What are FUTEX_WAIT and FUTEX_WAKE?
FUTEX_WAIT(&addr, expected) atomically checks whether the value at addr equals expected; if so, parks the calling thread in the kernel until someone wakes it. FUTEX_WAKE(&addr, n) wakes up to n threads parked on that address. The atomicity prevents lost wakeups: if the value changes between the userspace check and the kernel queueing, WAIT returns immediately rather than sleeping.
Why does pthread_mutex use futex?
Before futex, every pthread_mutex_lock issued a syscall regardless of contention — costing 100s of nanoseconds even when the lock was free. Linux glibc rewrote pthread_mutex on top of futex starting in 2003. Now the uncontended lock costs ~25 ns (one CAS); only contention pays the syscall cost. This made fine-grained locking practical in real applications.
How much does a contended futex actually cost?

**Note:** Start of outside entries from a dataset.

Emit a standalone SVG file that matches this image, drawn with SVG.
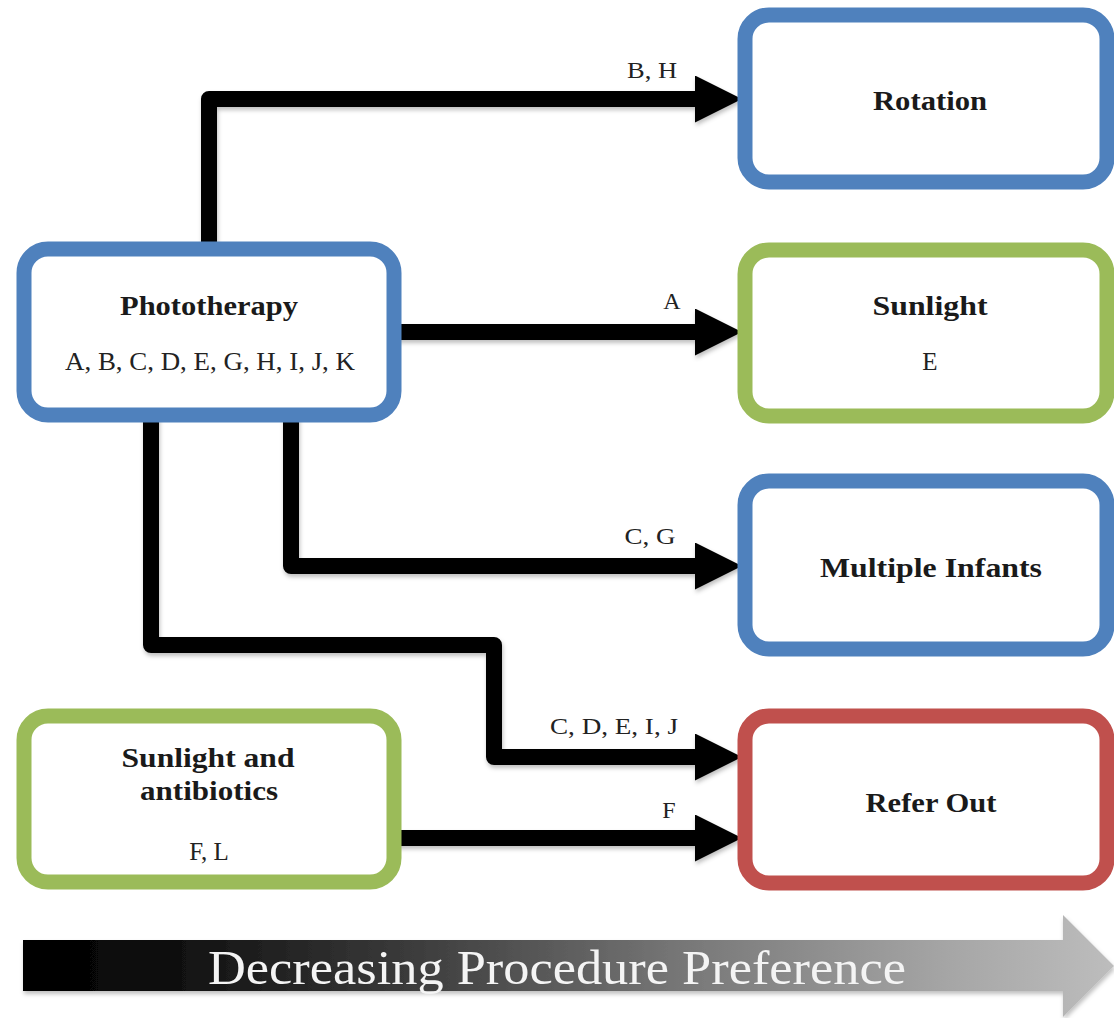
<svg xmlns="http://www.w3.org/2000/svg" width="1114" height="1018" viewBox="0 0 1114 1018">
<defs>
<style>
.box{fill:#fff;stroke-width:15}
.blue{stroke:#4f81bd}
.green{stroke:#9bbb59}
.red{stroke:#c0504d}
.title{font-family:"Liberation Serif","DejaVu Serif",serif;font-weight:bold;font-size:27px;fill:#1a1a1a;text-anchor:middle}
.codes{font-family:"Liberation Serif","DejaVu Serif",serif;font-size:25px;fill:#222;text-anchor:middle}
.lbl{font-family:"Liberation Serif","DejaVu Serif",serif;font-size:24px;fill:#222;text-anchor:middle}
.conn{fill:none;stroke:#000;stroke-width:16;stroke-linejoin:round;marker-end:url(#ah);filter:url(#sh)}
.banner{font-family:"Liberation Serif","DejaVu Serif",serif;font-size:48px;fill:#f4f4f4}
</style>
<marker id="ah" markerUnits="userSpaceOnUse" markerWidth="48" markerHeight="48" refX="5" refY="23.5" orient="auto">
<path d="M0,0 L47,23.5 L0,47 Z" fill="#000"/>
</marker>
<filter id="sh" filterUnits="userSpaceOnUse" x="0" y="0" width="1114" height="1018">
<feDropShadow dx="1" dy="3" stdDeviation="2" flood-color="#000" flood-opacity="0.25"/>
</filter>
<linearGradient id="grad" gradientUnits="userSpaceOnUse" x1="23" y1="0" x2="1114" y2="0">
<stop offset="0" stop-color="#000"/>
<stop offset="0.12" stop-color="#0c0c0c"/>
<stop offset="0.35" stop-color="#3a3a3a"/>
<stop offset="0.6" stop-color="#767676"/>
<stop offset="0.85" stop-color="#a6a6a6"/>
<stop offset="1" stop-color="#bdbdbd"/>
</linearGradient>
</defs>
<rect width="1114" height="1018" fill="#fff"/>

<g id="connectors">
<path class="conn" d="M209,246 L209,99 L700,99"/>
<path class="conn" d="M396,332 L700,332"/>
<path class="conn" d="M291,410 L291,566 L700,566"/>
<path class="conn" d="M151,414 L151,645 L494,645 L494,757 L700,757"/>
<path class="conn" d="M396,838 L700,838"/>
<text class="lbl" x="652" y="78" textLength="50" lengthAdjust="spacingAndGlyphs">B, H</text>
<text class="lbl" x="672" y="309">A</text>
<text class="lbl" x="650" y="544" textLength="51" lengthAdjust="spacingAndGlyphs">C, G</text>
<text class="lbl" x="614" y="734" textLength="128" lengthAdjust="spacingAndGlyphs">C, D, E, I, J</text>
<text class="lbl" x="669" y="818">F</text>
</g>

<g id="node-phototherapy">
<rect class="box blue" x="24" y="249" width="370" height="166" rx="24"/>
<text class="title" x="209" y="315" textLength="178" lengthAdjust="spacingAndGlyphs">Phototherapy</text>
<text class="codes" x="210" y="370" textLength="290" lengthAdjust="spacingAndGlyphs">A, B, C, D, E, G, H, I, J, K</text>
</g>

<g id="node-rotation">
<rect class="box blue" x="745" y="15" width="362" height="167" rx="24"/>
<text class="title" x="930" y="110" textLength="114" lengthAdjust="spacingAndGlyphs">Rotation</text>
</g>

<g id="node-sunlight">
<rect class="box green" x="745" y="250" width="362" height="166" rx="24"/>
<text class="title" x="930" y="315" textLength="115" lengthAdjust="spacingAndGlyphs">Sunlight</text>
<text class="codes" x="930" y="370">E</text>
</g>

<g id="node-multiple-infants">
<rect class="box blue" x="745" y="481" width="362" height="168" rx="24"/>
<text class="title" x="931" y="577" textLength="222" lengthAdjust="spacingAndGlyphs">Multiple Infants</text>
</g>

<g id="node-sunlight-antibiotics">
<rect class="box green" x="24" y="716" width="370" height="166" rx="24"/>
<text class="title" x="208" y="767" textLength="173" lengthAdjust="spacingAndGlyphs">Sunlight and</text>
<text class="title" x="209" y="800" textLength="138" lengthAdjust="spacingAndGlyphs">antibiotics</text>
<text class="codes" x="209" y="860">F, L</text>
</g>

<g id="node-refer-out">
<rect class="box red" x="745" y="716" width="362" height="167" rx="24"/>
<text class="title" x="931" y="812" textLength="131" lengthAdjust="spacingAndGlyphs">Refer Out</text>
</g>

<g id="preference-arrow">
<path d="M23,940 L1063,940 L1063,915 L1114,966 L1063,1017 L1063,991 L23,991 Z" fill="url(#grad)" filter="url(#sh)"/>
<text class="banner" x="208" y="984" textLength="698" lengthAdjust="spacingAndGlyphs">Decreasing Procedure Preference</text>
</g>
</svg>
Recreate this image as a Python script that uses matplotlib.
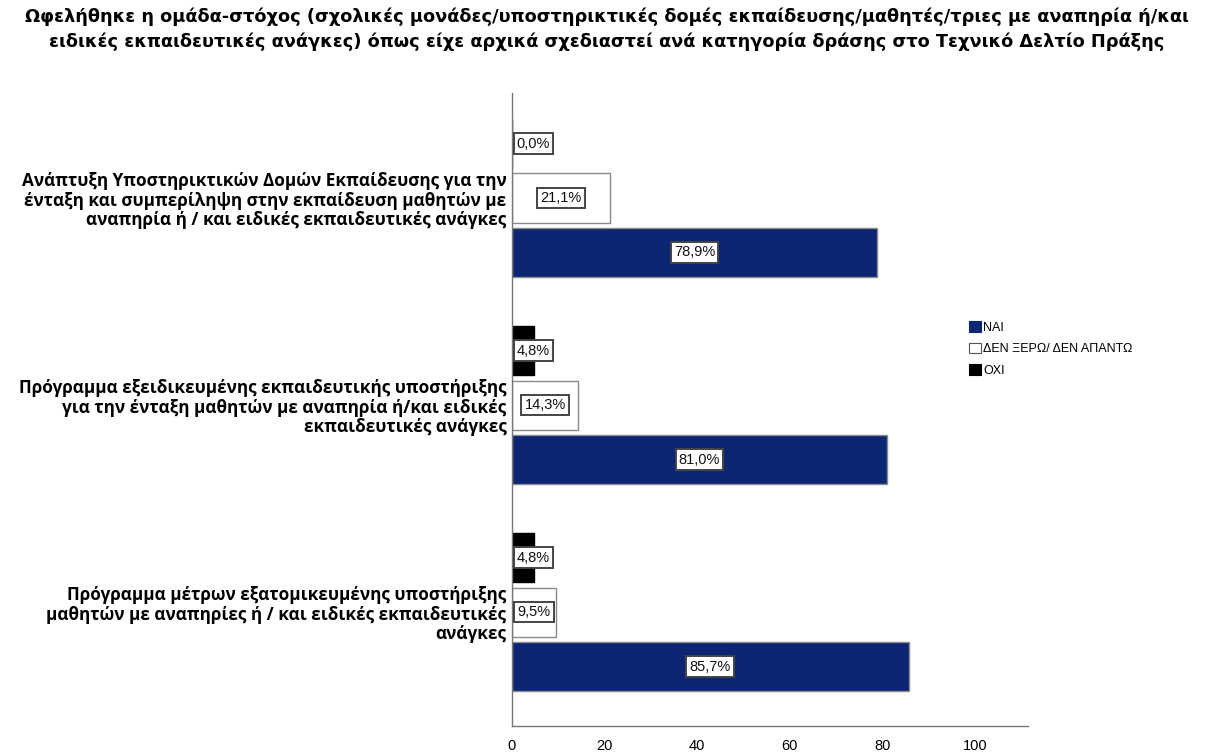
import matplotlib
matplotlib.use("Agg")
import matplotlib.pyplot as plt
from matplotlib.patches import Patch

title = ("Ωφελήθηκε η ομάδα-στόχος (σχολικές μονάδες/υποστηρικτικές δομές εκπαίδευσης/μαθητές/τριες με αναπηρία ή/και\n"
         "ειδικές εκπαιδευτικές ανάγκες) όπως είχε αρχικά σχεδιαστεί ανά κατηγορία δράσης στο Τεχνικό Δελτίο Πράξης")

categories = [
    "Ανάπτυξη Υποστηρικτικών Δομών Εκπαίδευσης για την\nένταξη και συμπερίληψη στην εκπαίδευση μαθητών με\nαναπηρία ή / και ειδικές εκπαιδευτικές ανάγκες",
    "Πρόγραμμα εξειδικευμένης εκπαιδευτικής υποστήριξης\nγια την ένταξη μαθητών με αναπηρία ή/και ειδικές\nεκπαιδευτικές ανάγκες",
    "Πρόγραμμα μέτρων εξατομικευμένης υποστήριξης\nμαθητών με αναπηρίες ή / και ειδικές εκπαιδευτικές\nανάγκες",
]
series_names = ["ΝΑΙ", "ΔΕΝ ΞΕΡΩ/ ΔΕΝ ΑΠΑΝΤΩ", "ΟΧΙ"]
nai = [78.9, 81.0, 85.7]
den_xero = [21.1, 14.3, 9.5]
oxi = [0.0, 4.8, 4.8]
x_ticks = [0, 20, 40, 60, 80, 100]

fig = plt.figure(figsize=(12.14, 7.56), dpi=100)
ax = fig.add_axes([512/1214, 1-726/756, (1028-512)/1214, (726-93)/756])

colors = ["#0c2673", "#ffffff", "#000000"]
edges = ["#8a8a8a", "#8a8a8a", "#000000"]
offsets = [0.263, 0.0, -0.263]
bar_h = 0.237
data = [nai, den_xero, oxi]

for s, vals in enumerate(data):
    for i, v in enumerate(vals):
        y = i + offsets[s]
        ax.barh(y, v, height=bar_h, color=colors[s], edgecolor=edges[s], linewidth=1.0)
        xc = max(v / 2.0, 4.65)
        ax.text(xc, y, f"{v:.1f}%".replace(".", ","), ha="center", va="center",
                fontsize=10.5, family="Liberation Sans", color="#111111",
                bbox=dict(boxstyle="square,pad=0.22", fc="white", ec="#444444", lw=1.4))

ax.set_xlim(0, 111.5)
ax.set_ylim(2.55, -0.507)
ax.set_yticks(range(len(categories)))
ax.set_yticklabels(categories, fontsize=12.3, fontweight="bold", family="Open Sans",
                   linespacing=1.1)
ax.set_xticks(x_ticks)
ax.set_xticklabels([str(t) for t in x_ticks], fontsize=10.5, family="Liberation Sans")
ax.tick_params(axis="y", length=0, pad=4)
ax.tick_params(axis="x", length=0, pad=9)
for sp in ["top", "right"]:
    ax.spines[sp].set_visible(False)
for sp in ["left", "bottom"]:
    ax.spines[sp].set_color("#777777")
    ax.spines[sp].set_linewidth(1.0)

handles = [Patch(facecolor=colors[k], edgecolor=("#555555" if k == 1 else colors[k]), lw=0.8)
           for k in range(3)]
fig.legend(handles, series_names, loc="upper left", bbox_to_anchor=(958/1214, 1-310/756),
           frameon=False, prop={"family": "Liberation Sans", "size": 9},
           handlelength=0.95, handleheight=0.95, handletextpad=0.15, labelspacing=0.7)

fig.text(0.5, 0.99, title, ha="center", va="top", fontsize=12.8, fontweight="bold",
         family="DejaVu Sans", linespacing=1.45)

fig.savefig("out.png", dpi=100)
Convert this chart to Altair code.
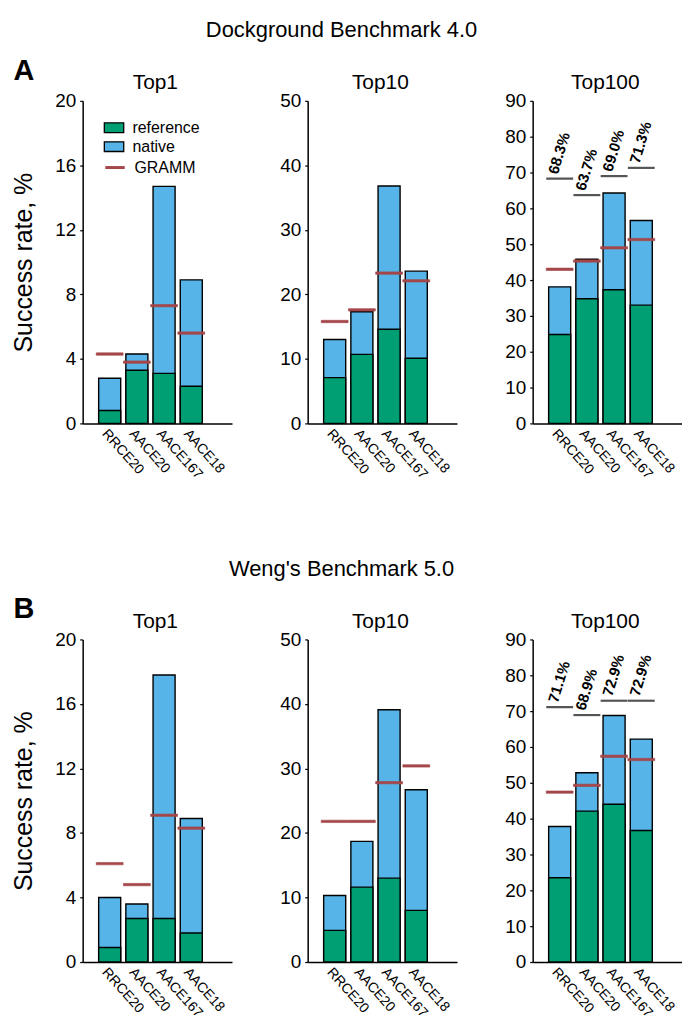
import altair as alt
import pandas as pd

FONT = "Liberation Sans"
GREEN = "#009E73"
BLUE = "#56B4E9"
RED = "#A4474A"
GRAY = "#555555"

cats = ["RRCE20", "AACE20", "AACE167", "AACE18"]

# Dockground Benchmark 4.0
a_top1_ref = [0.8, 3.3, 3.1, 2.3]
a_top1_nat = [2.8, 4.3, 14.7, 8.9]
a_top1_gramm = [4.3, 3.8, 7.3, 5.6]
a_top10_ref = [7.1, 10.7, 14.6, 10.1]
a_top10_nat = [13.0, 17.3, 36.8, 23.6]
a_top10_gramm = [15.8, 17.6, 23.3, 22.1]
a_top100_ref = [24.8, 34.8, 37.3, 33.0]
a_top100_nat = [38.1, 45.8, 64.3, 56.6]
a_top100_gramm = [43.0, 45.3, 49.0, 51.3]
a_top100_pct = [68.3, 63.7, 69.0, 71.3]

# Weng's Benchmark 5.0
b_top1_ref = [0.9, 2.7, 2.7, 1.8]
b_top1_nat = [4.0, 3.6, 17.8, 8.9]
b_top1_gramm = [6.1, 4.8, 9.1, 8.3]
b_top10_ref = [4.9, 11.6, 13.0, 8.0]
b_top10_nat = [10.3, 18.7, 39.1, 26.7]
b_top10_gramm = [21.8, 21.8, 27.8, 30.4]
b_top100_ref = [23.5, 42.1, 44.0, 36.7]
b_top100_nat = [37.8, 52.8, 68.8, 62.2]
b_top100_gramm = [47.4, 49.3, 57.4, 56.5]
b_top100_pct = [71.1, 68.9, 72.9, 72.9]

row_titles = ["Dockground Benchmark 4.0", "Weng's Benchmark 5.0"]
row_letters = ["A", "B"]
panel_titles = ["Top1", "Top10", "Top100"]
y_max = [20, 50, 90]
y_ticks = [[0, 4, 8, 12, 16, 20], [0, 10, 20, 30, 40, 50],
           [0, 10, 20, 30, 40, 50, 60, 70, 80, 90]]

W, H = 150, 324
BAR_DOMAIN = ["reference", "native"]
RECT = "M-1,-0.5H1V0.5H-1Z"


def panel(ref, nat, gramm, k, pct=None, legend=False, ytitle=False,
          row_title=None, letter=None, rt_y=-71, letter_y=-30):
    bars = pd.DataFrame({
        "cat": cats * 2,
        "series": ["native"] * 4 + ["reference"] * 4,
        "value": list(nat) + list(ref),
    })
    gdf = pd.DataFrame({"cat": cats, "series": ["GRAMM"] * 4, "value": gramm})

    xenc = alt.X("cat:N", sort=cats,
                 scale=alt.Scale(domain=cats, paddingInner=0.19,
                                 paddingOuter=0.84, align=0.35),
                 axis=alt.Axis(title=None, labelAngle=48, ticks=False,
                               labelAlign="left", labelBaseline="top",
                               labelFontSize=14, labelPadding=3))
    yscale = alt.Scale(domain=[0, y_max[k]], nice=False, zero=True)
    yaxis = alt.Axis(values=y_ticks[k], grid=False,
                     title="Success rate, %" if ytitle else None,
                     titleFontSize=25, titleFontWeight="normal",
                     titlePadding=18, labelFontSize=19, tickSize=3,
                     labelPadding=4)

    def Y(field):
        return alt.Y(field, scale=yscale, axis=yaxis)

    if legend:
        leg1 = alt.Legend(title=None, orient="none", legendX=21, legendY=16.5,
                          symbolType=RECT, symbolSize=380,
                          symbolStrokeColor="black", symbolStrokeWidth=1.3,
                          labelFontSize=16, labelFont=FONT, labelOffset=8,
                          padding=0, rowPadding=0, labelColor="black")
        leg2 = alt.Legend(title=None, orient="none", legendX=21, legendY=55.5,
                          symbolType="stroke", symbolSize=380,
                          symbolStrokeColor=RED, symbolStrokeWidth=3,
                          symbolOpacity=1,
                          labelFontSize=16, labelFont=FONT, labelOffset=8,
                          padding=0, labelColor="black")
    else:
        leg1 = None
        leg2 = None

    fill_scale = alt.Scale(domain=BAR_DOMAIN, range=[GREEN, BLUE])
    base = alt.Chart(bars)
    nat_layer = base.transform_filter(alt.datum.series == "native").mark_bar(
        stroke="black", strokeWidth=1.4).encode(
        x=xenc, y=Y("value:Q"),
        fill=alt.Fill("series:N", scale=fill_scale, legend=leg1),
    )
    ref_layer = base.transform_filter(alt.datum.series == "reference").mark_bar(
        stroke="black", strokeWidth=1.4).encode(
        x=xenc, y=Y("value:Q"),
        fill=alt.Fill("series:N", scale=fill_scale, legend=leg1),
    )
    gramm_layer = alt.Chart(gdf).mark_tick(
        thickness=2.4, size=27, fill=RED, strokeWidth=0.6, opacity=1).encode(
        x=xenc, y=Y("value:Q"),
        stroke=alt.Stroke("series:N",
                          scale=alt.Scale(domain=["GRAMM"], range=[RED]),
                          legend=leg2),
    )
    layers = [nat_layer, ref_layer, gramm_layer]

    if pct is not None:
        pdf = pd.DataFrame({"cat": cats, "pct": pct,
                            "label": [f"{v:.1f}%" for v in pct]})
        layers.append(alt.Chart(pdf).mark_tick(
            thickness=2.2, size=27, color=GRAY, opacity=1).encode(
            x=xenc, y=Y("pct:Q")))
        layers.append(alt.Chart(pdf).mark_text(
            angle=287, align="left", baseline="bottom", dx=3, fontSize=15,
            fontWeight="bold", font=FONT, color="black").encode(
            x=xenc, y=Y("pct:Q"), text="label:N"))

    # panel title
    ptdf = pd.DataFrame({"t": [panel_titles[k]]})
    layers.append(alt.Chart(ptdf).mark_text(
        fontSize=21, font=FONT, color="black", baseline="alphabetic",
        align="center").encode(text="t:N", x=alt.value(W / 2 - 2),
                               y=alt.value(-12)))

    if row_title is not None:
        tdf = pd.DataFrame({"t": [row_title], "l": [letter]})
        layers.append(alt.Chart(tdf).mark_text(
            fontSize=22, font=FONT, color="black", baseline="middle",
            align="center").encode(
            text="t:N", x=alt.value(260), y=alt.value(rt_y)))
        layers.append(alt.Chart(tdf).mark_text(
            fontSize=29, font=FONT, fontWeight="bold", color="black",
            baseline="middle", align="center").encode(
            text="l:N", x=alt.value(-59), y=alt.value(letter_y)))

    return alt.layer(*layers).properties(width=W, height=H)


panels = [
    panel(a_top1_ref, a_top1_nat, a_top1_gramm, 0, legend=True, ytitle=True,
          row_title=row_titles[0], letter=row_letters[0], rt_y=-71,
          letter_y=-30),
    panel(a_top10_ref, a_top10_nat, a_top10_gramm, 1),
    panel(a_top100_ref, a_top100_nat, a_top100_gramm, 2, pct=a_top100_pct),
    panel(b_top1_ref, b_top1_nat, b_top1_gramm, 0, ytitle=True,
          row_title=row_titles[1], letter=row_letters[1], rt_y=-71,
          letter_y=-31),
    panel(b_top10_ref, b_top10_nat, b_top10_gramm, 1),
    panel(b_top100_ref, b_top100_nat, b_top100_gramm, 2, pct=b_top100_pct),
]

chart = alt.concat(
    *panels, columns=3, bounds="flush",
    spacing=alt.RowColnumber(row=217, column=76),
).resolve_scale(fill="independent", stroke="independent").resolve_legend(
    fill="independent", stroke="independent").properties(
    padding={"left": 3, "top": 9, "right": 0, "bottom": 0}
).configure_view(stroke=None).configure_axis(
    domainColor="black", domainWidth=1.5, tickColor="black", tickWidth=1.2,
    labelColor="black", labelFont=FONT, titleFont=FONT, titleColor="black",
    grid=False,
).configure_title(font=FONT, color="black")

chart.save("out.html", embed_options={"renderer": "svg", "actions": False})
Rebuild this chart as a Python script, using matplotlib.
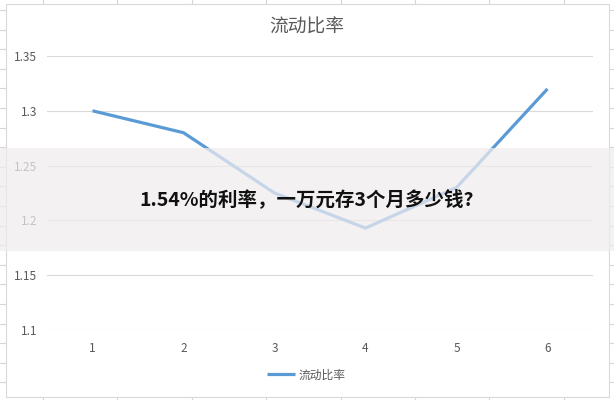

A FUTEX_WAIT syscall round-trip is roughly 100-200 ns each way. Add a context switch when the thread blocks (~1-3 µs in cache pollution costs). FUTEX_WAKE that unblocks one waiter is similar. End-to-end, a contended lock acquire-wait-wake-reacquire cycle is 3-5 µs. Compare to uncontended (25 ns) — a 100-200× slowdown under contention is exactly why people avoid global locks.
Is futex Linux-only?
Yes — futex is a Linux kernel ABI. Other systems have equivalents: macOS / iOS have __ulock (since 10.12) and ulock_wait/wake; Windows has WaitOnAddress / WakeByAddressSingle (since Windows 8). FreeBSD has _umtx_op. The pattern is identical — userspace fast path + kernel waitqueue keyed on an address — but the syscall interfaces differ.
What's a robust futex and why does it exist?
If a thread dies while holding a futex-based lock, the lock stays held forever and any waiters deadlock. A robust futex (FUTEX_LOCK_PI and the FUTEX_OWNER_DIED flag) lets the kernel detect the dead owner and mark the lock as inconsistent. The next acquirer learns the previous holder died, can run recovery code, and re-establish lock invariants. Used by glibc's robust pthread_mutex variant.